Poring over old maps and using the tools offered by Google Earth, they began to remap trails that were built by miners, loggers and hunters. Fires that burned off foliage caused washouts that obliterated some of the trails while others had become overgrown and faint.

Working with federal agencies, they began to reopen and maintain the trails that are a part of the heritage of the county. One of the members bought a trail Cat that he uses to maintain the trails and to rebuild trails that get washed out.

We were headed that morning on a trail to the Lincoln Mines. It took us west of Beaver on a road that was filled on both sides with joggers. Not wanting to raise any dust clouds, we rode this section at a very slow pace. Past the joggers, we continued our ride to Minersville Reservoir where we took a break.

The Rocky Ford Dam was built in 1914 which impounded the waters of the Beaver River to form this 401-acre body of water. Fishermen, campers, boaters and farmers have benefited from its creation.

Making our way around the lake, we began to climb Yellow Mountain. Stopping on a bench, we took a look back east over the beauty of the oasis created by Minersville Reservoir.

That respite was quickly overshadowed by the technical climb over Yellow Mountain. It was a pretty trail through the junipers, but the pretty was interrupted with the need to negotiate around big rocks and to climb narrow gullies.

Reaching the top, we stopped to take in a big patch of green down below in the valley. We learned that this was Minersville where we planned to have lunch.

Working our way down the other side of the mountain, we made a loop that took us to the Creole Mine. Crossing a small stream, we circled our machines and listened to Bob Woldon, our guide, talk about the mines.

As a part of the Lincoln Mining District, which consists of about nine mines in the Mineral Mountains, it is commonly understood that early Spanish explorers were the first to mine this area. I found this interesting because I first learned about Spanish mining activities in Marysvale, Utah, in Bullion Canyon.

The Creole Mine is unique because a substantial amount of water flows out of this mine year-round. Bob said, “That water is so cold. I decided to get in it one time and then I decided never to do that again.” While it is not unique to find water in the process of mining, it is unusual to see the amount of water that flows out of this mine.

The Lincoln Mine after which the district is named was a source of lead for the early pioneers. It was not only used to make ammunition, but it was also for payment of goods and services.
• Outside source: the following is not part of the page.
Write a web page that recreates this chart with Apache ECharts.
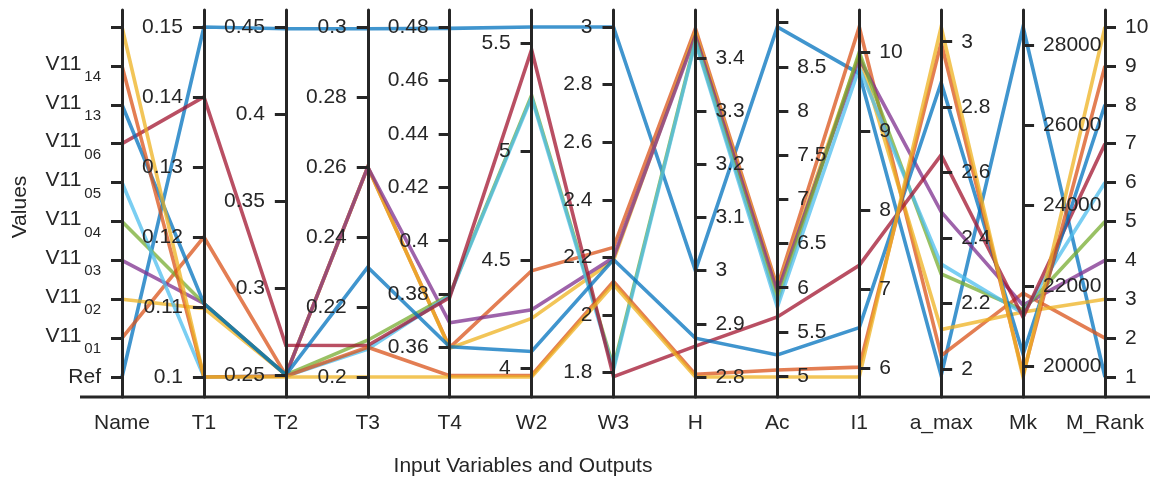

Farmers and miners did not mix well in the beginning. Farmers feared that water contaminated in the mining process would not be good for cattle and crops. However, the county prospered in the 19th century because of a blend of farming, mining, trade and transportation. Minersville was established in 1859 to serve the needs of the mining district.

Discovery of more precious metals was kept quiet by the early pioneers because of a fear of attracting outsiders who were known for their drinking and rowdy living. Also, the technology to extract silver was not available at the time. It wasn’t until the Horn Silver Mine opened in 1875 that silver production became a factor.

Leaving this piece of history, and after enjoying lunch at the fairgrounds in Minersville, we made a fun run through a twisty wash to Rocky Ford Hollow on the south end of the reservoir. Turning east, we headed back to Beaver, finishing a ride of about 59 miles.

The best time to take these trails is in the spring or fall. When you go, take plenty of water, keep the rubber side down and enjoy exploring the Mineral Mountains.